1799 lernte sie Friedrich Carl von Savigny kennen, mit dem sie
später
wohl eine kurze Liebesaffäre hatte, der dann allerdings 1803 Gunda
Brentano heiratete. 1804 begegnete Karoline von Günderrode in
Heidelberg dem mit einer dreizehn Jahre älteren Frau verheirateten
Philologen und Mythenforscher Georg Friedrich von Creuzer. Es
entwickelte sich eine Beziehung, die Creuzer zwei Jahre später
schriftlich beendete.

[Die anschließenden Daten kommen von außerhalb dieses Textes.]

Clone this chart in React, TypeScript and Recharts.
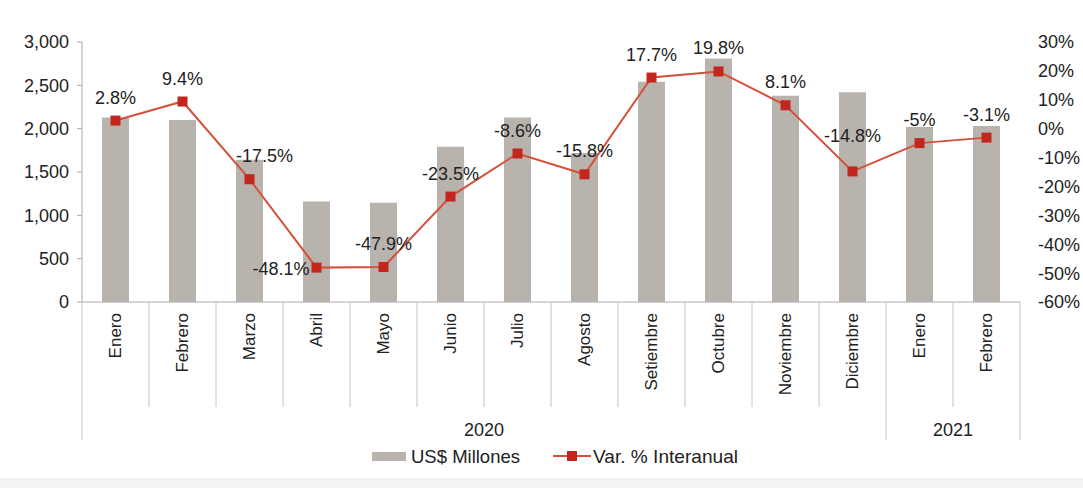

Karoline erhielt seine Nachricht am 26. Juli
1806. In der darauf folgenden Nacht erstach sie sich mit einem
Messer
am Ufer des Rheins bei Winkel.
Unter dem männlichen Pseudonym "Tian" veröffentlichte
Karoline von
Günderode 1804 "Gedichte und Fantasien", 1805 den Gedichtband
"Poetische Fragmente" sowie die Dramen "Uhdohla", "Magie und
Schicksal"
und "Mahomed". "Mahomets Traum in der Wüste" erschien im Band
"Gedichte
und Fantasien".
Die Seher-Figur begegnet bei Friedrich Schleiermacher, mit dessen
Schriften sich Günderrode, gemeinsam mit Bettina Brentano, der
innigen
Jugendfreundin, intensiv beschäftigt hatte. Was der Seher
prophezeit,
ist ein kommendes Goldenes Zeitalter, er verfügt über die
"Wahnsagekunst", wie Schleiermacher "manik" übersetzt, daher der
"Wahn"
in der dritten Strophe. Dass Günderrode Mahomet als diesen Seher
wählt,
erklärt sich aus der Mohammed-Begeisterung der Zeit um 1800.
Mohammed
galt als Religionsstifter, der nicht nur mit Worten, Wundertaten und
Erleiden wie Christus, sondern durch aktives Eingreifen in das
politisch-gesellschaftliche Geschehen Zukunft gestalten wollte. Auch
Goethe hatte ein Mohammed-Drama in Arbeit, kam aber nicht über
Fragmente hinaus.
Literarisch kann mich das Gedicht nicht überzeugen, doch als
Kulturdokument ist es zweifellos von ganz erheblicher Bedeutung,
zumal
zu Beginn des 21. Jahrhunderts, wo die Bedeutung des Islam für
Europa
erneut in den Fokus der Aufmerksamkeit rückt.